At a pre dawn practice, Coach Ray Fredrick still expects feet to fly.
"The pressure is only what you put on yourself," Fredrick said.
For 22 years the former public school teacher has coached the jump-roping team the Bouncing Bulldogs of Chapel Hill, CBS News correspondent Michelle Miller reports. He doesn't shout, but when he says jump …
"We don't really have time to say anything," said student Mary Benton. "We just get straight to work."
They start in kindergarten, and stay through college.
Tim Martin lept in at age 4. And he might just be the best in the country.
His moves and those of his teammates are featured on the big screen.
"When they think jump rope, they think rhythm and rhymes," Martin said. "when they actually see it they see the athleticism and the talent that we have."
Four years in a row, they've been national champions in the USA Jumprope Federation.
But they've never been number one at New York's Apollo Theatre, where national Double Dutch League holds their Holiday Classic.
"When you think Double Dutch, you think Harlem, New York," Fredrick said.
Born on America's inner city sidewalks, the sport has now spread to the suburbs of the South. And it hasn't stopped.
Double Dutch has become nothing short of an international craze. A sport combing fancy footwork with freestyle acrobatics. And the Bulldogs know their stiffest competition, the team to beat doesn't hail from Harlem.

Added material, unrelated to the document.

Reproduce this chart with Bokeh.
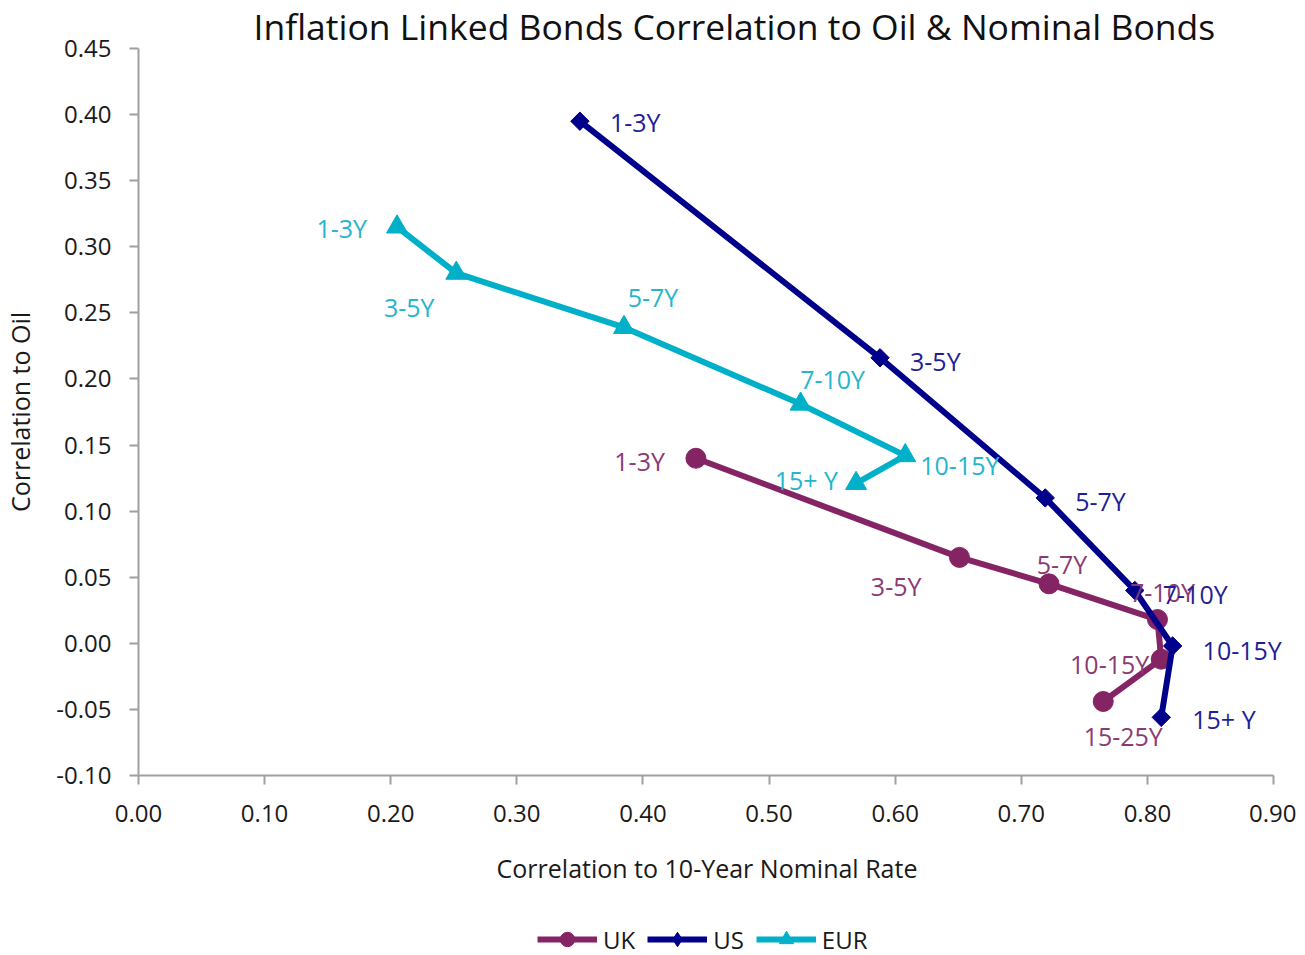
import numpy as np
from bokeh.plotting import figure
from bokeh.layouts import column
from bokeh.models import (ColumnDataSource, Legend, LegendItem, FixedTicker,
                          NumeralTickFormatter, Range1d, Title, LabelSet)
from bokeh.core.properties import value
from bokeh.embed import file_html
from bokeh.resources import INLINE

# ---- data ----
uk_labels = ["1-3Y", "3-5Y", "5-7Y", "7-10Y", "10-15Y", "15-25Y"]
uk_x = [0.442, 0.651, 0.722, 0.808, 0.811, 0.765]
uk_y = [0.140, 0.065, 0.045, 0.018, -0.012, -0.044]

us_labels = ["1-3Y", "3-5Y", "5-7Y", "7-10Y", "10-15Y", "15+ Y"]
us_x = [0.350, 0.588, 0.719, 0.790, 0.820, 0.811]
us_y = [0.395, 0.216, 0.110, 0.040, -0.002, -0.056]

eur_labels = ["1-3Y", "3-5Y", "5-7Y", "7-10Y", "10-15Y", "15+ Y"]
eur_x = [0.205, 0.252, 0.385, 0.525, 0.608, 0.569]
eur_y = [0.315, 0.280, 0.239, 0.181, 0.142, 0.121]

x_ticks = [0.0, 0.1, 0.2, 0.3, 0.4, 0.5, 0.6, 0.7, 0.8, 0.9]
y_ticks = [-0.10, -0.05, 0.0, 0.05, 0.10, 0.15, 0.20, 0.25, 0.30, 0.35, 0.40, 0.45]

# ---- label styling (pixel offsets, alignment) ----
uk_dx = [-31, -38, 13, 5, -12, 20]
uk_dy = [-3, -29, 20, 28, -5, -35]
uk_align = ["right", "right", "center", "center", "right", "center"]

us_dx = [30, 30, 30, 28, 30, 31]
us_dy = [-1, -3, -3, -4, -4, -2]
us_align = ["left"] * 6

eur_dx = [-30, -47, 29, 32, 15, -18]
eur_dy = [-1, -34, 30, 25, -9, 3]
eur_align = ["right", "center", "center", "center", "left", "right"]

UK_C = "#842464"
US_C = "#00008B"
EUR_C = "#00B0C8"
UK_T = "#8B3A75"
US_T = "#1E1E96"
EUR_T = "#26B5CC"
FONT = "Open Sans"

AXIS_W = 1135          # pixel width of 0.00..0.90
FRAME_W = 1150         # a little extra room on the right for labels
X_END = 0.9 * FRAME_W / AXIS_W
LEFT, RIGHT = 135, 8
TOTAL_W = LEFT + FRAME_W + RIGHT

p = figure(frame_width=FRAME_W, frame_height=727, output_backend="svg", toolbar_location=None,
           x_range=Range1d(0.0, X_END), y_range=Range1d(-0.10, 0.45),
           min_border_left=LEFT, min_border_right=RIGHT, min_border_top=40,
           min_border_bottom=118)
p.outline_line_color = None
p.grid.visible = False
p.background_fill_color = "white"
p.border_fill_color = "white"

p.title = Title(text="Inflation Linked Bonds Correlation to Oil & Nominal Bonds",
                text_font=FONT, text_font_size="35.5px", text_font_style="normal",
                text_color="#111111", align="left", offset=115, standoff=-2,
                text_line_height=1.0)

for ax in (p.xaxis[0], p.yaxis[0]):
    ax.axis_line_color = "#A0A0A0"
    ax.axis_line_width = 2
    ax.major_tick_line_color = "#A0A0A0"
    ax.major_tick_line_width = 2
    ax.major_tick_out = 9
    ax.major_tick_in = 0
    ax.minor_tick_line_color = None
    ax.major_label_text_font = FONT
    ax.major_label_text_font_size = "24px"
    ax.major_label_text_color = "#1a1a1a"
    ax.axis_label_text_font = FONT
    ax.axis_label_text_font_size = "25px"
    ax.axis_label_text_font_style = "normal"
    ax.axis_label_text_color = "#1a1a1a"
    ax.formatter = NumeralTickFormatter(format="0.00")

p.xaxis.ticker = FixedTicker(ticks=x_ticks)
p.yaxis.ticker = FixedTicker(ticks=y_ticks)
p.xaxis[0].bounds = (x_ticks[0], x_ticks[-1])
p.xaxis.axis_label = "Correlation  to  10-Year Nominal Rate"
p.yaxis.axis_label = "Correlation to Oil"
p.xaxis.major_label_standoff = 20
p.yaxis.major_label_standoff = 18
p.xaxis.axis_label_standoff = 26
p.yaxis.axis_label_standoff = 16

def series(xs, ys, labels, dx, dy, align, col, tcol, marker, size, angle=0.0):
    src = ColumnDataSource(dict(x=xs, y=ys, lab=labels, dx=dx, dy=dy, al=align))
    p.line("x", "y", source=src, line_color=col, line_width=6)
    p.scatter("x", "y", source=src, marker=marker, size=size, angle=angle,
              fill_color=col, line_color=col)
    lbl = LabelSet(x="x", y="y", text="lab", source=src, x_offset="dx", y_offset="dy",
                   text_align="al", text_baseline="middle", text_color=tcol,
                   text_font=value(FONT), text_font_size="25px")
    p.add_layout(lbl)

series(uk_x, uk_y, uk_labels, uk_dx, uk_dy, uk_align, UK_C, UK_T, "circle", 20)
series(us_x, us_y, us_labels, us_dx, us_dy, us_align, US_C, US_T, "square", 13, np.pi / 4)
series(eur_x, eur_y, eur_labels, eur_dx, eur_dy, eur_align, EUR_C, EUR_T, "triangle", 21)

# ---- legend strip below the chart (its data lies outside this strip's ranges) ----
lf = figure(width=TOTAL_W, height=64, output_backend="svg", toolbar_location=None,
            x_range=Range1d(10, 11), y_range=Range1d(10, 11),
            x_axis_location=None, y_axis_location=None, min_border=0)
lf.outline_line_color = None
lf.grid.visible = False
items = []
for name, xs, ys, col, marker in (("UK", uk_x, uk_y, UK_C, "circle"),
                                  ("US", us_x, us_y, US_C, "diamond"),
                                  ("EUR", eur_x, eur_y, EUR_C, "triangle")):
    ln = lf.line(x=xs, y=ys, line_color=col, line_width=6)
    mk = lf.scatter(x=xs, y=ys, marker=marker, fill_color=col, line_color=col)
    items.append(LegendItem(label=name, renderers=[ln, mk]))
legend = Legend(items=items, orientation="horizontal", location=(399, 0),
                glyph_width=60, glyph_height=36, label_standoff=6, spacing=12,
                label_text_font=FONT, label_text_font_size="24px",
                label_text_color="#1a1a1a", border_line_color=None,
                background_fill_alpha=0, padding=0, margin=0)
lf.add_layout(legend, "center")

open("out.html", "w").write(file_html(column(p, lf, spacing=0), INLINE))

The Japanese have trumped America's field on their own turf, winning the Apollo Holiday Classic for the better part of ten years.
Jumper Kosuke Ryu calls it the samurai spirit.
So the Bulldogs went to find some of their own. They learned technique and strategy from their Asian rivals. They even shared some of their own trade secrets too. It's all part of Coach Fredrick's big vision.
"The mission is to connect with young people to travel all over the world, and make the world a better place," Fredrick said.
With their eyes on the prize this Sunday, they may just do it in double time.